What Muslims are to Learn

So what are Muslims supposed to take away from this scathing scrutiny of the People of the Book? The Quran hasn’t decreed a PSA value yet, but I can see some takeaways. As I said earlier, the Jews and the Christians are seen as having lost their redemption through different ways. In the case of the Jews, they had the truth and chose to both disobey it and alter it more to their liking. In the case of the Christians, they had the truth but then fell into chaos upon starting to worship the prophet that brought them that truth, sort of losing the truth as they did so. These perceived faults might’ve been on the mind of Muhammad as he was building the religious community around him. By describing the failed society of the Jews, the Quran is emphasizing to the new community the cost of disobedience. By denouncing the strange and estranging theology of the Christians, the Quran is also emphasizing to the new community to keep their beliefs simple and unified. Considering how centralized authority is on Muhammad in the new community, there might also have been some concern that Muslims would follow the path of Christians and start worshiping their prophet.
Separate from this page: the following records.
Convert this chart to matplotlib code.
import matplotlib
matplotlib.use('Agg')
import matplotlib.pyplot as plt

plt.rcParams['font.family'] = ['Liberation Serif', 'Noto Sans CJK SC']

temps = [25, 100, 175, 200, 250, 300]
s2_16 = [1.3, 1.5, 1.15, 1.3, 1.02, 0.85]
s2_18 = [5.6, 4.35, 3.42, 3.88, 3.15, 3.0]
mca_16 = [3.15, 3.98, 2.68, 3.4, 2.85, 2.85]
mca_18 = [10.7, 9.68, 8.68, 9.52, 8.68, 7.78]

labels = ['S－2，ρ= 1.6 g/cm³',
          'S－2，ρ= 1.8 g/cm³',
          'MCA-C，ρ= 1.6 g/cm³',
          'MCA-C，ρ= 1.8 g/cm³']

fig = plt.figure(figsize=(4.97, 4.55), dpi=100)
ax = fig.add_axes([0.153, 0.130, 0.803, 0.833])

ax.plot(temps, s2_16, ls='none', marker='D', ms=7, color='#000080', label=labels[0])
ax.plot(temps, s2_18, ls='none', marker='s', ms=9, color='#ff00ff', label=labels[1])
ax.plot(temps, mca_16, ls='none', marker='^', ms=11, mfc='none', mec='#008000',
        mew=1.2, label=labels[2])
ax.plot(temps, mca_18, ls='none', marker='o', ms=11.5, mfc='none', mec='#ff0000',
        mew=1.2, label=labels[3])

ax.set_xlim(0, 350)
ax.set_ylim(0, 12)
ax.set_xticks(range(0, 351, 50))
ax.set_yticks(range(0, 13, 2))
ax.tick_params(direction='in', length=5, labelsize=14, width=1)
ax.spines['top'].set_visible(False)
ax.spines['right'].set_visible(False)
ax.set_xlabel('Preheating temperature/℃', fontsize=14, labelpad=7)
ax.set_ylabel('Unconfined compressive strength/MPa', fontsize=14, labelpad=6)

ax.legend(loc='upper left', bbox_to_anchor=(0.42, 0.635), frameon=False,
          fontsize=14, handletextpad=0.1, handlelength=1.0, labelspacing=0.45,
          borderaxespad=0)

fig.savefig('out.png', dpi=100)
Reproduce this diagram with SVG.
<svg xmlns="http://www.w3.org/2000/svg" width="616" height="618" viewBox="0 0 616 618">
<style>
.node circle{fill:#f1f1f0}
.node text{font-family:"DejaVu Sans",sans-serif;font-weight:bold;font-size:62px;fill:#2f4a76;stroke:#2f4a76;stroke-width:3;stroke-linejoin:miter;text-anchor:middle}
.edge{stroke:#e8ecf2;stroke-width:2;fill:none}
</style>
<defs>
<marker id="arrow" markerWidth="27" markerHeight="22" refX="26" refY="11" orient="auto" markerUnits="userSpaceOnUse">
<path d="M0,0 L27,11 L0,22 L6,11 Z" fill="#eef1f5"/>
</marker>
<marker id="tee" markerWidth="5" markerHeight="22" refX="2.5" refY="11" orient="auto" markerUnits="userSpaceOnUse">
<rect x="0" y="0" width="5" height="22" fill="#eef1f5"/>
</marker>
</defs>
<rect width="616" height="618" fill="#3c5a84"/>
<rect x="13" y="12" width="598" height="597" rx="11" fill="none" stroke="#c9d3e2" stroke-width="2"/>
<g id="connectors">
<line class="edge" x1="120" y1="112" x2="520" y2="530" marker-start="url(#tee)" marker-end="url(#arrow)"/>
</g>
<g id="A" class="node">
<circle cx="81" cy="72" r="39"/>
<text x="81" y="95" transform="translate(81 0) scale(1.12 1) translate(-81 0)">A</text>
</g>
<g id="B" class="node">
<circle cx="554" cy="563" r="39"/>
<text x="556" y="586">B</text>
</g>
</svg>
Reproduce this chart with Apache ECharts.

To the Muslims, God also warns in ayah 54: no one is irreplaceable, God doesn’t need a particular person’s obedience, and if one person turns away God will just replace them with someone else. Having the example of the supplanted Jews and Christians before them, it is driven home to Muslims that God is not beneath replacing them if they too grow flawed. Although not immune from community splits, legal ambiguities, and in-group arguments, the Muslim community has internalized these lessons and claims them as their source of strength.